36 Finalists Blog 2021: Margi Preus

Margi Preus, author of The Littlest Voyageur

Middle Grade Literature category, sponsored by Education Minnesota

Each week leading up to the 33rd annual Minnesota Book Awards announcement, we are featuring exclusive interviews with our 36 finalists. You can also watch the authors in conversation with their fellow category finalists here.

In a year defined by a pandemic and its fallout, virtually everything about our lives has changed in some way. How has COVID-19 impacted your writing habits and preferences? Has the unique zeitgeist of the past year influenced your writing output in any ways that you can pinpoint? 

Like a lot of others (from what I hear) I floundered for a while. With everything that was going on in the world it could be hard to focus on that 8 1/2 x 11 sheet of paper. (I write the old fashioned way). In addition, my grown children came home to stay for many months which was a wonderful thing but the solitary task of writing took a hit. But I am back at it now and writing something completely different for me–a new challenge for a new time. 

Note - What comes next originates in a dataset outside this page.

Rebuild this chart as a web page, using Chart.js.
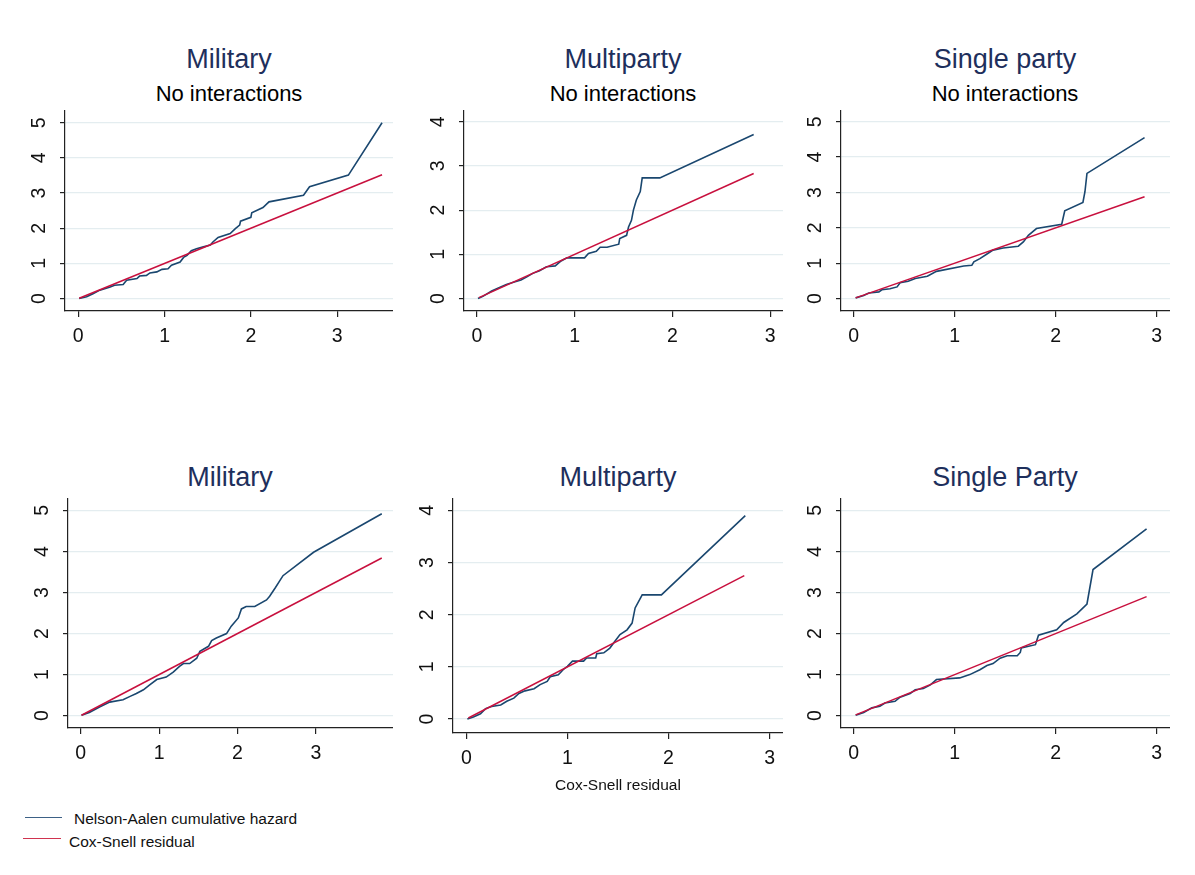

Would you tell us one or two things about your finalist book that you are particularly proud of, and why? (Sure, it may feel a bit un-Minnesotan to say so, but it’s not boasting if we ask!) 

I don’t know how PROUD I am of it, but I am certainly pleased that northern Minnesota is a featured part of this book, and that at last, a little red squirrel, preeminent creature of the northwoods, gets to have his say–about everything! Also, the idea Jean Gentille hatches of the traveling, lending “book canoe”–I really think it’s going to take off. 

What do you hope that your audience learns or takes away from your book?

I hope the story inspires young readers to adventure out and explore their area’s woods and waterways. Jean Pierre Petit le Rouge (squirrel) hopes the story inspires those readers to also respect the Earth’s wild denizens. 

Minnesota enjoys a reputation as a place that values literature and reading. If this sentiment rings true for you, what about our home state makes it such a welcoming and conductive place for writers? 

Wow! As I believe I said at a previous MNBA event, Minnesota is like Paris in the 20’s–so many great writers all in the same place at the same time. And in the children’s book world, as I know from personal experience, they are a welcoming and inclusive bunch of people. 

What advice would you give to an aspiring writer with an interest in your category? 

Read. Write. Revise. Repeat.  

Tell us something about yourself that is not widely known! (It doesn’t have to be about your writing.) 

In addition to writing for and directing a comedy theater company for most of my previous grown up life, I’ve written a couple of comic opera libretti. 

Margi Preus is a New York Times bestselling author of several books for young readers, including the Newbery Honor book Heart of a Samurai and West of the Moon, winner of a Minnesota Book Award.